有效实现光电转换对各类电子器件的发展和应用至关重要，传统上人们主要研究太阳能电池。随着智能电子学的发展，人们迫切希望通过光照遥控电子器件并同时实现发电，但因为对材料和结构的苛刻要求迄今尚未实现。本项目提出了一个简洁高效集成不同功能材料的新策略，发展出一类新型纤维状的柔性光电转换器件，实现光照遥控发电。主要研究思路：在取向碳纳米管纤维中分别引入光敏感和电荷储存功能的高分子，制备兼具优异力学、电学和响应性能的复合纤维电极；两根功能复合纤维电极缠绕组装制备光电转换器件；光照下，光敏感复合纤维发生形变，诱导储有电荷的复合纤维发生静电感应，产生电流。系统研究并总结出纤维电极组成和结构、表面和界面、构建方法等对光电转换性能的影响规律，揭示光致变形作用下静电感应电荷在高曲率界面传输和分布的机制与规律。在此基础上，获得一系列高性能光电纤维器件，并进一步将其编成织物，为柔性光电子学的发展提供了新方向。

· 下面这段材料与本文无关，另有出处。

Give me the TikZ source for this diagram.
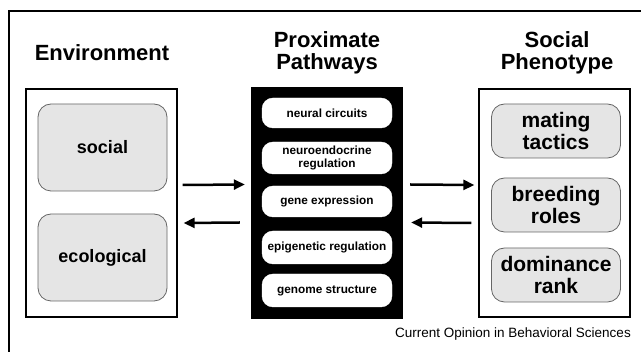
\documentclass[tikz,border=0pt]{standalone}
\usepackage{fontspec}
\setmainfont{Liberation Sans}
\usetikzlibrary{arrows.meta}
\tikzset{
  x=1pt, y=-1pt,
  frame/.style={draw=black, line width=1.2pt},
  bigbox/.style={draw=black, line width=1.3pt, minimum width=151pt, inner sep=0pt},
  blackbox/.style={draw=black, fill=black, minimum width=151pt, minimum height=231pt, inner sep=0pt},
  graypill/.style={draw=black!60, fill=black!10, line width=0.8pt, rounded corners=13pt,
     minimum width=129pt, inner sep=0pt, align=center, font=\bfseries},
  whitepill/.style={draw=white, fill=white, rounded corners=11pt, minimum width=130pt,
     inner sep=0pt, align=center, font=\fontsize{11.8}{13.3}\selectfont\bfseries},
  title/.style={align=center, inner sep=0pt, font=\fontsize{22}{22}\selectfont\bfseries},
  arr/.style={line width=2.5pt, -{Triangle[length=11pt,width=10pt]}}
}
\begin{document}
\begin{tikzpicture}
\useasboundingbox (0,0) rectangle (641,352);
\fill[white] (0,0) rectangle (641,352);
\draw[frame] (9,352) -- (9,11) -- (641,11);

% titles
\node[title] (tenv) at (102,53) {Environment};
\node[title] (tprox) at (327,52.5) {Proximate\\Pathways};
\node[title] (tphen) at (557,52.5) {Social\\Phenotype};

% main boxes
\node[bigbox, minimum height=228pt] (env) at (101.5,203) {};
\node[blackbox] (prox) at (326.5,202.5) {};
\node[bigbox, minimum height=228pt] (phen) at (554.5,203) {};

% environment pills
\node[graypill, minimum height=87pt, font=\fontsize{18}{20}\selectfont\bfseries] (social) at (102.5,147.5) {social};
\node[graypill, minimum height=87pt, font=\fontsize{18}{20}\selectfont\bfseries] (ecol) at (102.5,257.5) {ecological};

% proximate pills
\node[whitepill, minimum height=30pt] (p1) at (327,113) {neural circuits};
\node[whitepill, minimum height=32pt] (p2) at (327,158) {neuroendocrine\\regulation};
\node[whitepill, minimum height=31pt] (p3) at (327,201.5) {gene expression};
\node[whitepill, minimum height=33pt] (p4) at (327,247.5) {epigenetic regulation};
\node[whitepill, minimum height=33pt] (p5) at (327,290.5) {genome structure};

% phenotype pills
\node[graypill, minimum height=54pt, font=\fontsize{21}{22.5}\selectfont\bfseries] (mate) at (556,131) {mating\\tactics};
\node[graypill, minimum height=54pt, font=\fontsize{21}{22.5}\selectfont\bfseries] (breed) at (556,205) {breeding\\roles};
\node[graypill, minimum height=54pt, font=\fontsize{21}{22.5}\selectfont\bfseries] (dom) at (556,275) {dominance\\rank};

% arrows
\draw[arr] ([shift={(5pt,18pt)}]env.east) -- ([shift={(-6pt,18pt)}]prox.west);
\draw[arr] ([shift={(-11pt,-20pt)}]prox.west) -- ([shift={(6pt,-20pt)}]env.east);
\draw[arr] ([shift={(8pt,18pt)}]prox.east) -- ([shift={(-4pt,18pt)}]phen.west);
\draw[arr] ([shift={(-7pt,-20pt)}]phen.west) -- ([shift={(9pt,-20pt)}]prox.east);

% caption
\node[anchor=base east, inner sep=0pt, font=\fontsize{13.5}{15}\selectfont] (cap) at (631,338) {Current Opinion in Behavioral Sciences};
\end{tikzpicture}
\end{document}
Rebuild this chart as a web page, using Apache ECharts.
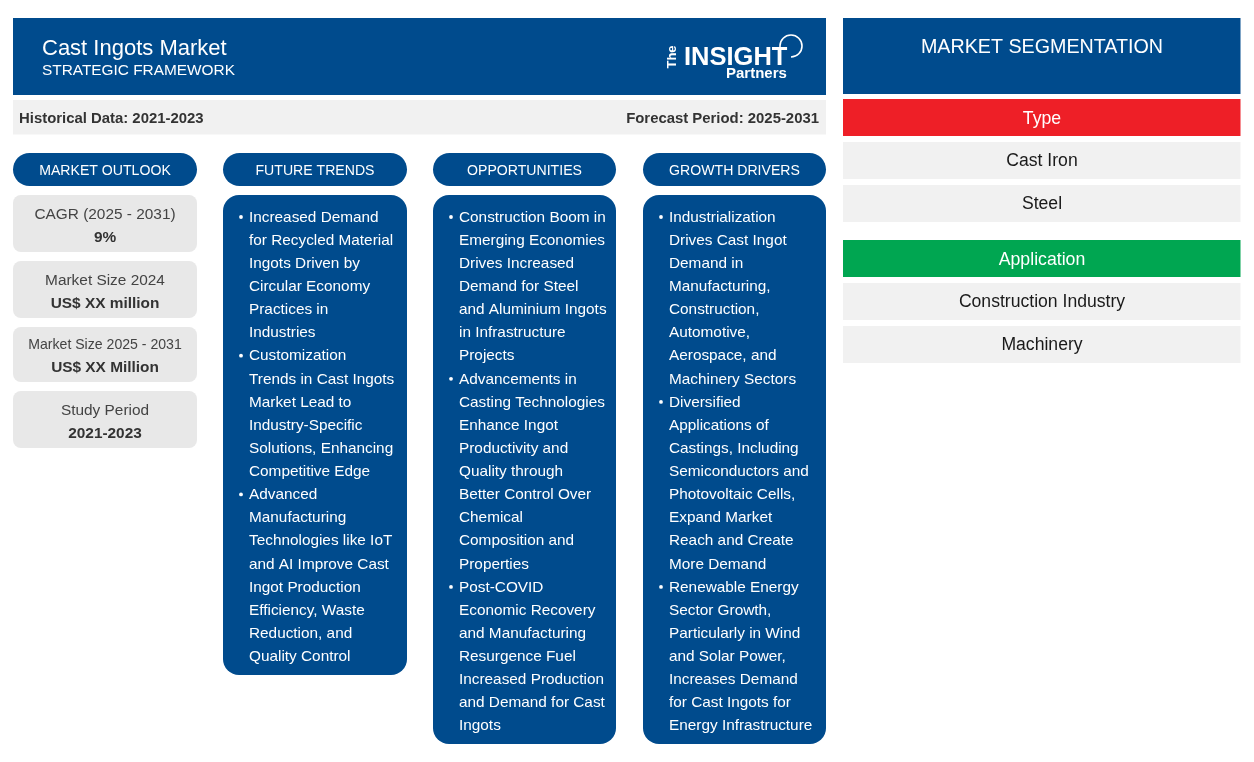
<!DOCTYPE html>
<html><head><meta charset="utf-8">
<style>html,body{margin:0;padding:0;background:#fff}#c{width:1254px;height:762px}</style>
<script src="https://cdn.jsdelivr.net/npm/echarts@6/dist/echarts.min.js"></script>
</head><body><div id="c"></div>
<script>
const FONT = '"Liberation Sans", Arial, sans-serif';
const BLUE = '#004b8d';
const title = 'Cast Ingots Market';
const subtitle = 'STRATEGIC FRAMEWORK';
const historical = 'Historical Data: 2021-2023';
const forecast = 'Forecast Period: 2025-2031';
const columnHeads = ['MARKET OUTLOOK', 'FUTURE TRENDS', 'OPPORTUNITIES', 'GROWTH DRIVERS'];
const outlookLabels = ['CAGR (2025 - 2031)', 'Market Size 2024', 'Market Size 2025 - 2031', 'Study Period'];
const outlookValues = ['9%', 'US$ XX million', 'US$ XX Million', '2021-2023'];
const futureTrends = [
  ['Increased Demand','for Recycled Material','Ingots Driven by','Circular Economy','Practices in','Industries'],
  ['Customization','Trends in Cast Ingots','Market Lead to','Industry-Specific','Solutions, Enhancing','Competitive Edge'],
  ['Advanced','Manufacturing','Technologies like IoT','and AI Improve Cast','Ingot Production','Efficiency, Waste','Reduction, and','Quality Control']
];
const opportunities = [
  ['Construction Boom in','Emerging Economies','Drives Increased','Demand for Steel','and Aluminium Ingots','in Infrastructure','Projects'],
  ['Advancements in','Casting Technologies','Enhance Ingot','Productivity and','Quality through','Better Control Over','Chemical','Composition and','Properties'],
  ['Post-COVID','Economic Recovery','and Manufacturing','Resurgence Fuel','Increased Production','and Demand for Cast','Ingots']
];
const growthDrivers = [
  ['Industrialization','Drives Cast Ingot','Demand in','Manufacturing,','Construction,','Automotive,','Aerospace, and','Machinery Sectors'],
  ['Diversified','Applications of','Castings, Including','Semiconductors and','Photovoltaic Cells,','Expand Market','Reach and Create','More Demand'],
  ['Renewable Energy','Sector Growth,','Particularly in Wind','and Solar Power,','Increases Demand','for Cast Ingots for','Energy Infrastructure']
];
const segTitle = 'MARKET SEGMENTATION';
const segHeads = ['Type', 'Application'];
const segColors = ['#ee1f27', '#00a651'];
const segItems = [['Cast Iron', 'Steel'], ['Construction Industry', 'Machinery']];

const g = [];
const rect = (x, y, w, h, fill, r) => g.push({type:'rect', shape:{x, y, width:w, height:h, r:r||0}, style:{fill}});
const text = (x, y, t, size, fill, align, weight) => g.push({type:'text', x, y, style:{text:t, fontSize:size, fontFamily:FONT, fill, align:align||'left', verticalAlign:'middle', fontWeight:weight||'normal'}});

// header
rect(13, 18, 813, 77, BLUE);
text(42, 49, title, 22, '#fff');
text(42, 70.5, subtitle, 15.4, '#fff');
rect(13, 100, 813, 34.5, '#f1f1f1');
text(19, 118.5, historical, 14.9, '#333', 'left', 'bold');
text(819, 118.5, forecast, 14.9, '#333', 'right', 'bold');

// logo
g.push({type:'text', x:679, y:57, rotation:Math.PI/2, originX:0, originY:0,
  style:{text:'The', fontSize:13, fontFamily:FONT, fill:'#fff', align:'center', verticalAlign:'bottom', fontWeight:'bold'}});
text(684, 58, 'INSIGHT', 25.5, '#fff', 'left', 'bold');
text(726, 74, 'Partners', 15, '#fff', 'left', 'bold');
g.push({type:'arc', shape:{cx:791, cy:46, r:11, startAngle:Math.PI*0.5, endAngle:Math.PI*1.0, clockwise:false}, style:{fill:'none', stroke:'#fff', lineWidth:1.6}});
g.push({type:'line', shape:{x1:780, y1:46, x2:780, y2:53}, style:{stroke:'#fff', lineWidth:1.6}});

// columns
const colX = [13, 223, 433, 643];
const colW = [184, 184, 183, 183];
columnHeads.forEach((h, i) => {
  rect(colX[i], 153, colW[i], 33, BLUE, 16.5);
  text(colX[i] + colW[i] / 2, 171, h, 14.1, '#fff', 'center');
});
const cardY = [195, 261, 327, 391];
const cardH = [57, 57, 55, 57];
const labelSize = [15.4, 15.4, 14.1, 15.4];
const labelDy = [19.5, 19.5, 18.5, 19.5];
const valueDy = [43, 43, 41, 43];
outlookLabels.forEach((l, i) => {
  rect(13, cardY[i], colW[0], cardH[i], '#e8e8e8', 8);
  text(105, cardY[i] + labelDy[i], l, labelSize[i], '#444', 'center');
  text(105, cardY[i] + valueDy[i], outlookValues[i], 15.4, '#333', 'center', 'bold');
});
const panels = [[1, futureTrends, 480], [2, opportunities, 549], [3, growthDrivers, 549]];
panels.forEach(([c, groups, h]) => {
  rect(colX[c], 195, colW[c], h, BLUE, 16);
  let n = 0;
  groups.forEach(lines => lines.forEach((t, j) => {
    const y = 217.5 + n * 23.12;
    if (j === 0) g.push({type:'circle', shape:{cx:colX[c] + 18, cy:y - 0.5, r:1.9}, style:{fill:'#fff'}});
    text(colX[c] + 26, y, t, 15.35, '#fff');
    n++;
  }));
});

// segmentation
rect(843, 18, 397.5, 76, BLUE);
text(1042, 47.5, segTitle, 19.7, '#fff', 'center');
const segY = [99, 240];
segHeads.forEach((h, i) => {
  rect(843, segY[i], 397.5, 37, segColors[i]);
  text(1042, segY[i] + 20, h, 17.7, '#fff', 'center');
  segItems[i].forEach((t, j) => {
    const y = segY[i] + 43 + j * 43;
    rect(843, y, 397.5, 37, '#f1f1f1');
    text(1042, y + 19.5, t, 17.6, '#1a1a1a', 'center');
  });
});

const chart = echarts.init(document.getElementById('c'), null, {renderer:'canvas', width:1254, height:762});
chart.setOption({animation:false, backgroundColor:'#fff', graphic:{elements:g}});
</script></body></html>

实现能量有效转换，对各类电子器件的发展和应用至关重要。以光电转换为例，传统上主要研究太阳能电池，随着智能电子器件发展，人们希望同时实现发电和智能响应，因此对材料和器件结构提出了更高要求。因此，本项目提出将具有不同功能的多组分材料集成，利用能量传递实现光电转换的策略。具体来说，以光/热响应材料与碳纳米管复合制备了光致变形电极，以高分子驻极体与碳纳米管复合制备了静电感应电极，将具有光致变形作用和静电感应效应的纤维电极平行组装，发展了新型纤维状光电转换器件，在单一器件上实现了光能-机械能-电能的连续转换，并系统研究了材料组成和结构对器件性能的影响规律。发现高分子/取向碳纳米管复合材料具有优异的吸光和传热特性，且各向异性，能够高效实现光致变形和运动。为提高机械能-电能转化效率，发展了具有同轴结构的纤维状摩擦发电器件，能够在压力、拉伸、弯曲、震动等不同形式外力下发电，同时具有应力传感功能。基于上述思路和方法，通过设计螺旋膨胀微结构的复合电极，构建了纤维状压力传感器，只对压力响应，具有弯曲稳定性和空间分辨性；进一步将发光功能组分集成到纤维状传感器中，实现了压力传感的可视化。此外，还发展了新型电能转化器件，如低电压、高柔性的电致加热纤维和颜色动态可调的电致发光器件等。这些复合材料和电子器件有望为柔性电子学的发展提供新方向。.在本项目资助下，项目负责人以通讯作者发表论文16篇，包括1篇Nat. Biomed. Eng.、1篇Nat. Protoc.、1篇Nat. Rev. Mater.和1篇Adv. Mater.。申请中国发明专利5项，授权1项。担任Science Bulletin编委（2019-2020）、Advanced Functional Materials客座编辑（2019-2020）。入选上海市青年拔尖人才开发计划，获得2019年国家自然科学二等奖（第4完成人）。在项目执行期间，项目负责人协助指导毕业博士生2名、硕士生5名。